The choice of a random number generator is not an abstract academic exercise. It has tangible consequences in nearly every field of computational science.

In ​​computational finance​​, analysts use Monte Carlo methods to price complex options and manage risk. The stability of these financial models—and by extension, multi-billion-dollar decisions—depends on the statistical quality of the underlying random numbers. A high-quality generator like MT19937 produces stable and reliable variance estimates, leading to trustworthy results.

In ​​materials science​​, researchers simulate the behavior of atoms to design novel alloys. A kinetic Monte Carlo simulation might track the diffusion of atoms over millions of steps, each step governed by a random number draw.
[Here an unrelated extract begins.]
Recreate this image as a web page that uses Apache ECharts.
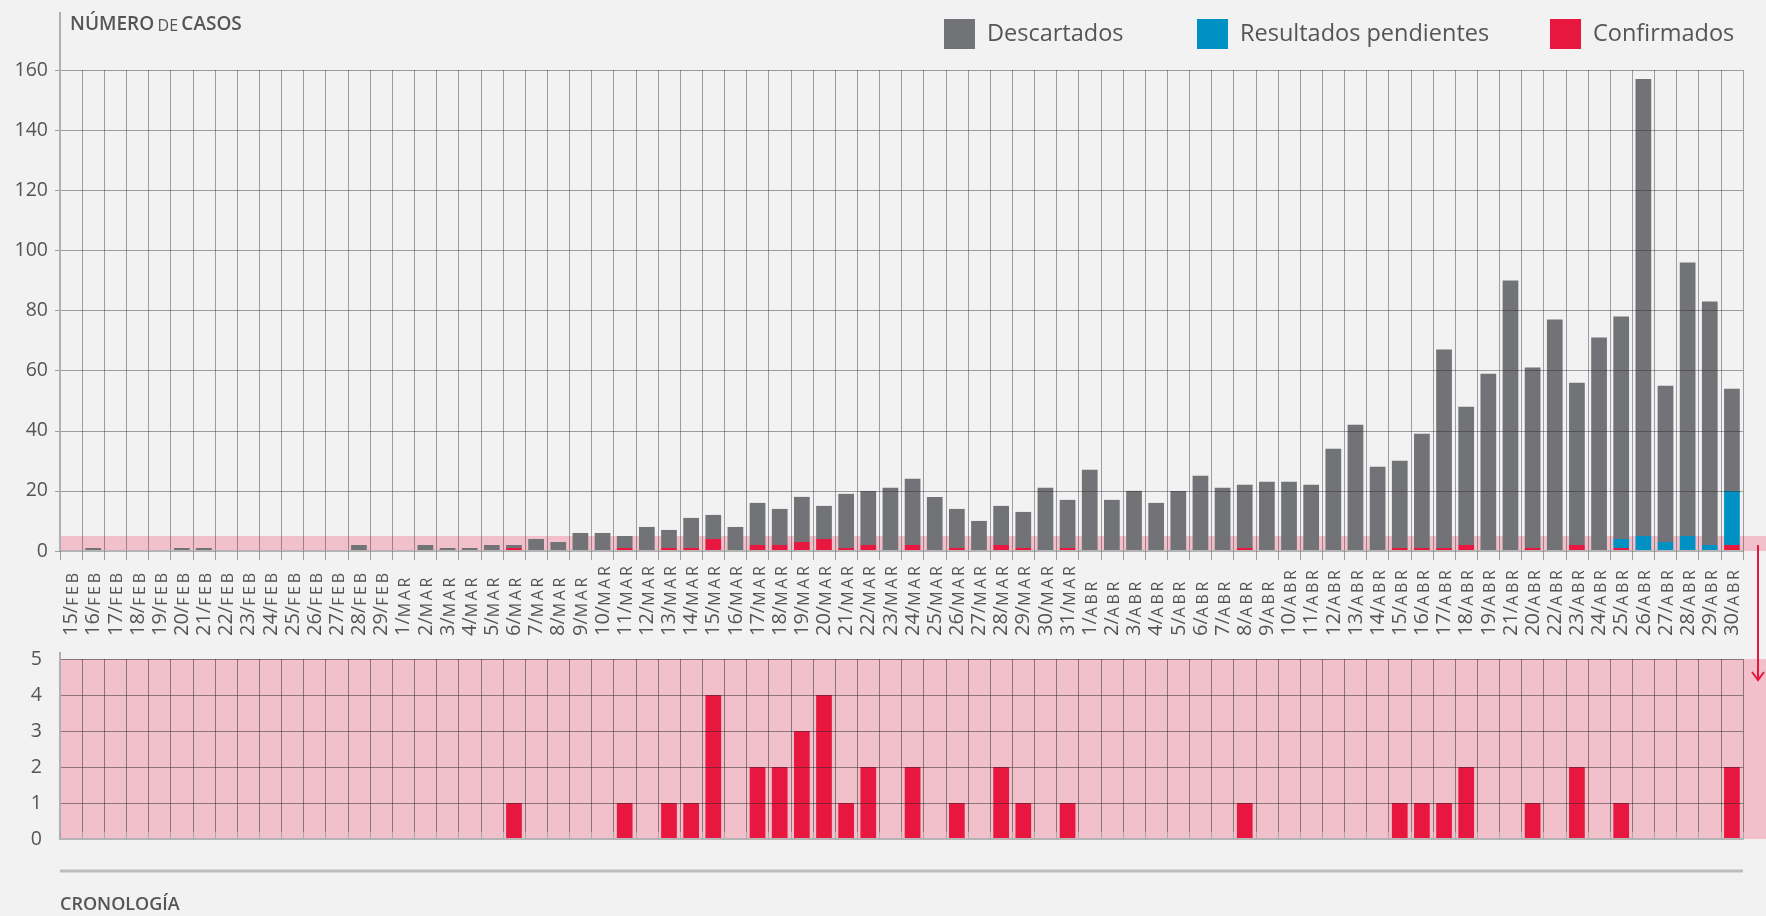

If these draws are not independent, the simulated material could exhibit properties that do not exist in reality, leading researchers down a dead end.

In ​​computational electromagnetics​​, engineers simulate how radar waves scatter off an aircraft to determine its radar cross-section. This involves averaging over countless random paths and material properties. The accuracy of the result, which is critical for defense applications, hinges on the ability to generate many independent streams of random numbers in a large-scale parallel simulation.
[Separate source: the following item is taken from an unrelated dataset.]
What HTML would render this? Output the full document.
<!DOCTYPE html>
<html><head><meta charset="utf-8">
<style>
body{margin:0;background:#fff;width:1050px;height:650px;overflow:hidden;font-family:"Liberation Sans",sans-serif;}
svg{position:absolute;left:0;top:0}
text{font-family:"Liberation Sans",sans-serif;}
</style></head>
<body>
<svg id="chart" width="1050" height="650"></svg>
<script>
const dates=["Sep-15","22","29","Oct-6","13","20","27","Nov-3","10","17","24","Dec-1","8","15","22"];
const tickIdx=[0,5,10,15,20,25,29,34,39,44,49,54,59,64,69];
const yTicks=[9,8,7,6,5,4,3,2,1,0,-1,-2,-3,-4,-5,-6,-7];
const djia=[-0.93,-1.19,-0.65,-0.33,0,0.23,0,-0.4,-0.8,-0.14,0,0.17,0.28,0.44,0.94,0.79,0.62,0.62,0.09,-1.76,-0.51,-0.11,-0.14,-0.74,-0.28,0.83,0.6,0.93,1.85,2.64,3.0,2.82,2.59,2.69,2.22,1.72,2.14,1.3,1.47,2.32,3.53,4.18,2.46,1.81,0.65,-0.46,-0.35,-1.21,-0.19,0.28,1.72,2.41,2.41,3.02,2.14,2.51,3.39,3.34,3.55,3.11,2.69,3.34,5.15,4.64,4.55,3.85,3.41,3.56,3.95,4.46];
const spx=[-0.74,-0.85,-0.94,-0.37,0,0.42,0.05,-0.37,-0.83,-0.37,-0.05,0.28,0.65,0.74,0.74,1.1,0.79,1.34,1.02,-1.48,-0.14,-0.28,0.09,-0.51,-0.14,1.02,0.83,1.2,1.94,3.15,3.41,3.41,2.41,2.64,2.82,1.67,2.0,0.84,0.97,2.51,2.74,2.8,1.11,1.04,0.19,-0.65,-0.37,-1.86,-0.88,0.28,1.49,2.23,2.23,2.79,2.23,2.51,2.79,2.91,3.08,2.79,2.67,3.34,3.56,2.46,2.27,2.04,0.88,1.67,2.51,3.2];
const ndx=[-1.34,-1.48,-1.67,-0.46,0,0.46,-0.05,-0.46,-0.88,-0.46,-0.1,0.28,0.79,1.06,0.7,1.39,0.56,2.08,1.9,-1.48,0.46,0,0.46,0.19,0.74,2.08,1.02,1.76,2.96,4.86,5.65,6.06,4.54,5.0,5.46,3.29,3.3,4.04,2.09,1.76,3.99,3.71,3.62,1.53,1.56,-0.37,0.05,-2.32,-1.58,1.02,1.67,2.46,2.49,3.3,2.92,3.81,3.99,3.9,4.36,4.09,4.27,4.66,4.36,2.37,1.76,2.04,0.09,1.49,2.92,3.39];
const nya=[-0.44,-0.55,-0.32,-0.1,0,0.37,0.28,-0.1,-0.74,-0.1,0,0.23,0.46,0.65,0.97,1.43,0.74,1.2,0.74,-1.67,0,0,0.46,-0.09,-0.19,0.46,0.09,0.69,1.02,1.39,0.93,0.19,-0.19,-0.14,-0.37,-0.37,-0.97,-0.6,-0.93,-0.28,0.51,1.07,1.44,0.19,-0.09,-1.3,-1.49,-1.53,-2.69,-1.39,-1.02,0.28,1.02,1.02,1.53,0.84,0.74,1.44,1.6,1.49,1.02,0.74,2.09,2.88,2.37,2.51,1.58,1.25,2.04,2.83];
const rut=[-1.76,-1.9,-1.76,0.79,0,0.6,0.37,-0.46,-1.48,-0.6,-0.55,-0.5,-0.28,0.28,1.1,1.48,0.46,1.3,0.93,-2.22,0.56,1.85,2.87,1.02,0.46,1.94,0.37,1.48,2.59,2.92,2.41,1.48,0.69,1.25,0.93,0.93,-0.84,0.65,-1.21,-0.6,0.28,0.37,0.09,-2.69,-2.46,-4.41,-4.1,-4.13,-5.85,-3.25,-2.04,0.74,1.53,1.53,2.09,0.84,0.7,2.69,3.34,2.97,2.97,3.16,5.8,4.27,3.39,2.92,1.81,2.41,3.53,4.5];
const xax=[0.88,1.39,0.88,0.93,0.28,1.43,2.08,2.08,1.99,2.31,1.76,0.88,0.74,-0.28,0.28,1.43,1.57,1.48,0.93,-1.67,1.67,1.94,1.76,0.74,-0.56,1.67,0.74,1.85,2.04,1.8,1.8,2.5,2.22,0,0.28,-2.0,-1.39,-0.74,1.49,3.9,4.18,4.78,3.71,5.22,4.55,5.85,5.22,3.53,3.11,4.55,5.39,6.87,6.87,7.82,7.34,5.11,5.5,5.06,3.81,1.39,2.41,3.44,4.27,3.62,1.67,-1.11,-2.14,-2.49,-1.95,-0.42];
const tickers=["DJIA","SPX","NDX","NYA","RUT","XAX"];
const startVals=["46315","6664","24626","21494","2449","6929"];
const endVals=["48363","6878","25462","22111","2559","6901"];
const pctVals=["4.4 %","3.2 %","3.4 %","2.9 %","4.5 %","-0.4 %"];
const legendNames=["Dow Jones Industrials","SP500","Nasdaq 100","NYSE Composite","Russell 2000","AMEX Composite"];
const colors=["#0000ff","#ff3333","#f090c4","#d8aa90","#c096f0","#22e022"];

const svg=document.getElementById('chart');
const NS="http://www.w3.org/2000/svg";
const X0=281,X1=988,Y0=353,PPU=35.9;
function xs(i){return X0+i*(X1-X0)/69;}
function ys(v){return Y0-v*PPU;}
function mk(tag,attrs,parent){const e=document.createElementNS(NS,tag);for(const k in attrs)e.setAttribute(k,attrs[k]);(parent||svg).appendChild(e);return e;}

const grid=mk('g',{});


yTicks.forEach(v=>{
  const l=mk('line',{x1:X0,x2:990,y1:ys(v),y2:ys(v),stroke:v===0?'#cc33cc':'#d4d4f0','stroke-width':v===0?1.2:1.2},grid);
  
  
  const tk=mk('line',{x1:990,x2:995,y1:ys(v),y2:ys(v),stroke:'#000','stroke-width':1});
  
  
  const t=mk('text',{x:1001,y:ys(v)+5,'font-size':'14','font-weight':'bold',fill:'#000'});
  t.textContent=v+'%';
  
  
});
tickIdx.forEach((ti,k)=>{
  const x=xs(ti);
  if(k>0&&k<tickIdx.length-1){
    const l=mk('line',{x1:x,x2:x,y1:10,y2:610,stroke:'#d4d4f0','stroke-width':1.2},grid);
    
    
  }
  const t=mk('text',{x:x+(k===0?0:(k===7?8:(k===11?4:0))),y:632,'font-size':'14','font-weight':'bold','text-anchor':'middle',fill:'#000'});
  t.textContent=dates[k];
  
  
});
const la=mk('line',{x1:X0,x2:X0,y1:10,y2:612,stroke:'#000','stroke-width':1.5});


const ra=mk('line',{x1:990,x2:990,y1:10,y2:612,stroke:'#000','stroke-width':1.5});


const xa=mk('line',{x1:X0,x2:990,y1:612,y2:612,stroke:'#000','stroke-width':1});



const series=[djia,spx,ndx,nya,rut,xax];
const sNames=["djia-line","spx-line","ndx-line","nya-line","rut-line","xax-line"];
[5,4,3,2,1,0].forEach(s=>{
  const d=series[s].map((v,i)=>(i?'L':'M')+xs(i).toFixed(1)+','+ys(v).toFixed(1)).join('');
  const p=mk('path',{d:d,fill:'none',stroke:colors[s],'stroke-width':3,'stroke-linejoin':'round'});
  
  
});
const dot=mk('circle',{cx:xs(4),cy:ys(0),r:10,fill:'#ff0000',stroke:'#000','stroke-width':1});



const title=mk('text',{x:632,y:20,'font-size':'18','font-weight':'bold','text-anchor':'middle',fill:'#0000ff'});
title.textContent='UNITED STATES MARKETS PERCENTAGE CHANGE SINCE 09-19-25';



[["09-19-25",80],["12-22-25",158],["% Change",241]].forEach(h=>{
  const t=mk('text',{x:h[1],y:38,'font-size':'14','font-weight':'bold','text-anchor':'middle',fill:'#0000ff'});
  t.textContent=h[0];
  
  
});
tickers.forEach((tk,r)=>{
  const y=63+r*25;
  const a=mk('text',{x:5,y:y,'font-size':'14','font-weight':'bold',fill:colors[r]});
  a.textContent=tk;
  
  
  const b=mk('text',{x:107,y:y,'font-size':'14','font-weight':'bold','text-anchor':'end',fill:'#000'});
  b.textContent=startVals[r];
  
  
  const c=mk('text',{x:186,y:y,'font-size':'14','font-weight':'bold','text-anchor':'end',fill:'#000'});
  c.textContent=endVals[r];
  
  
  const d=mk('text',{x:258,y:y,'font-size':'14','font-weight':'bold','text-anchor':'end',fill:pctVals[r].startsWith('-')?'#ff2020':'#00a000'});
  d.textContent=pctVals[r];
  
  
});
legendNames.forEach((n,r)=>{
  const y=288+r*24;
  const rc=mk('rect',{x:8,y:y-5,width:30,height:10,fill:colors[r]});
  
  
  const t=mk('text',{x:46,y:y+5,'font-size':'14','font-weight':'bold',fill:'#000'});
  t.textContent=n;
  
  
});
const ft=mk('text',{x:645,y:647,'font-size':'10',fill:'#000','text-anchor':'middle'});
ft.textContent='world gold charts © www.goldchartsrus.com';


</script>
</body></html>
The Mersenne Twister 19937 stands as a monument in the history of computational science. It represented a quantum leap in the quality and reliability of pseudorandom numbers, becoming the trusted engine for a generation of scientific discovery. While the evolving landscape of computing has revealed its limitations and spurred the development of new generators tailored for new challenges like massive parallelism, the story of MT19937 is not one of obsolescence. To understand its design, its "grand bargain" of properties, its strengths, and its weaknesses is to understand the deep and beautiful connection between abstract mathematics and the concrete, simulated worlds that have become indispensable to modern science and technology.